• [MATERIAL]:
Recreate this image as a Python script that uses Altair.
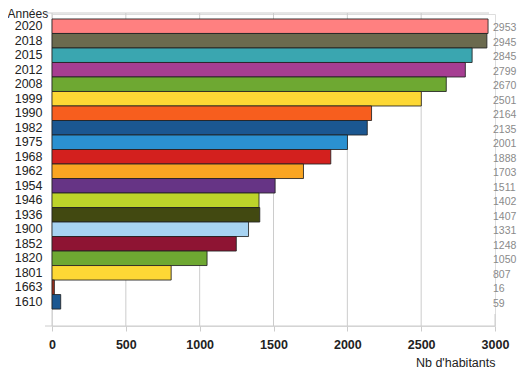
import altair as alt
import pandas as pd

years = ["2020", "2018", "2015", "2012", "2008", "1999", "1990", "1982", "1975", "1968",
         "1962", "1954", "1946", "1936", "1900", "1852", "1820", "1801", "1663", "1610"]
population = [2953, 2945, 2845, 2799, 2670, 2501, 2164, 2135, 2001, 1888,
              1703, 1511, 1402, 1407, 1331, 1248, 1050, 807, 16, 59]
bar_colors = ["#FF8080", "#6B6A4E", "#3AA6B0", "#A63E92", "#6EA832", "#FDD835", "#F75E1E",
              "#1B5791", "#2B91D1", "#D3201E", "#F9A522", "#663485", "#BDD42A", "#424911",
              "#A7D3F2", "#8E1433", "#6EA832", "#FDD835", "#A0301E", "#1B5791"]
tick_values = [0, 500, 1000, 1500, 2000, 2500, 3000]
grid_values = [0, 500, 1000, 1500, 2000, 2500]

df = pd.DataFrame({"annee": years, "habitants": population})
grid_df = pd.DataFrame({"v": grid_values})
last_df = pd.DataFrame({"v": [3000]})
one_df = pd.DataFrame({"v": [0]})

W, H = 443, 312
FONT = "Liberation Sans"
GRID = "#cccccc"

y_scale = alt.Scale(domain=years, paddingInner=0, paddingOuter=0.756, align=0.227)
x_scale = alt.Scale(domain=[0, 3000], nice=False, zero=True)

y_axis = alt.Axis(title="Années", titleAngle=0, titleAlign="left", titleBaseline="alphabetic",
                  titleX=-45, titleY=3, titleFontWeight="normal", titleFontSize=12,
                  titleColor="#222222", titleFont=FONT, labelFont=FONT, labelFontSize=12.5,
                  labelColor="#222222", labelPadding=10, ticks=False, domain=False, grid=False)
x_axis = alt.Axis(values=tick_values, format="d", title="Nb d'habitants", titleX=W,
                  titleAlign="right", titleY=40, titleBaseline="alphabetic",
                  titleFontWeight="normal", titleFontSize=12.5, titleColor="#222222",
                  titleFont=FONT, labelFont=FONT, labelFontWeight="bold", labelFontSize=12.5,
                  labelColor="#222222", labelPadding=7, tickSize=5, tickColor=GRID,
                  domain=False, grid=False, labelFlush=False)

grid = alt.Chart(grid_df).mark_rule(color=GRID, strokeWidth=1).encode(
    x=alt.X("v:Q", scale=x_scale, axis=x_axis), y=alt.value(-1), y2=alt.value(H))
grid_last = alt.Chart(last_df).mark_rule(color=GRID, strokeWidth=1).encode(
    x=alt.X("v:Q", scale=x_scale, axis=x_axis), y=alt.value(300), y2=alt.value(H))
top_line = alt.Chart(one_df).mark_rule(color=GRID, strokeWidth=1).encode(
    x=alt.value(-7), x2=alt.value(W - 6), y=alt.value(-1))
bottom_line = alt.Chart(one_df).mark_rule(color=GRID, strokeWidth=1).encode(
    x=alt.value(-7), x2=alt.value(W), y=alt.value(H))

bars = alt.Chart(df).mark_bar(stroke="#222222", strokeWidth=1, strokeOpacity=0.85).encode(
    y=alt.Y("annee:N", scale=y_scale, axis=y_axis, sort=years),
    x=alt.X("habitants:Q", scale=x_scale, axis=x_axis),
    color=alt.Color("annee:N", scale=alt.Scale(domain=years, range=bar_colors), legend=None),
)

labels = alt.Chart(df).mark_text(align="left", baseline="middle", dy=2, color="#8a8a8a",
                                 fontSize=10.5, font=FONT).encode(
    y=alt.Y("annee:N", scale=y_scale, axis=y_axis, sort=years),
    x=alt.value(W - 2),
    text=alt.Text("habitants:Q"),
)

chart = alt.layer(grid, grid_last, top_line, bottom_line, bars, labels).properties(
    width=W, height=H,
    padding={"left": 44, "top": 6, "right": 22, "bottom": 43},
    autosize=alt.AutoSizeParams(type="none"),
).configure_view(stroke=None).configure(font=FONT)

chart.save("out.html", embed_options={"renderer": "svg", "actions": False})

• [GOAL]:
Pictures stay out. Print the data exactly, from its first line through the line containing "x_scale = alt.Scale(domain=[0, 3000], nice=False, zero=True)".

• [FINAL RESULT]:
Recreate this image as a Python script that uses Altair.
import altair as alt
import pandas as pd

years = ["2020", "2018", "2015", "2012", "2008", "1999", "1990", "1982", "1975", "1968",
         "1962", "1954", "1946", "1936", "1900", "1852", "1820", "1801", "1663", "1610"]
population = [2953, 2945, 2845, 2799, 2670, 2501, 2164, 2135, 2001, 1888,
              1703, 1511, 1402, 1407, 1331, 1248, 1050, 807, 16, 59]
bar_colors = ["#FF8080", "#6B6A4E", "#3AA6B0", "#A63E92", "#6EA832", "#FDD835", "#F75E1E",
              "#1B5791", "#2B91D1", "#D3201E", "#F9A522", "#663485", "#BDD42A", "#424911",
              "#A7D3F2", "#8E1433", "#6EA832", "#FDD835", "#A0301E", "#1B5791"]
tick_values = [0, 500, 1000, 1500, 2000, 2500, 3000]
grid_values = [0, 500, 1000, 1500, 2000, 2500]

df = pd.DataFrame({"annee": years, "habitants": population})
grid_df = pd.DataFrame({"v": grid_values})
last_df = pd.DataFrame({"v": [3000]})
one_df = pd.DataFrame({"v": [0]})

W, H = 443, 312
FONT = "Liberation Sans"
GRID = "#cccccc"

y_scale = alt.Scale(domain=years, paddingInner=0, paddingOuter=0.756, align=0.227)
x_scale = alt.Scale(domain=[0, 3000], nice=False, zero=True)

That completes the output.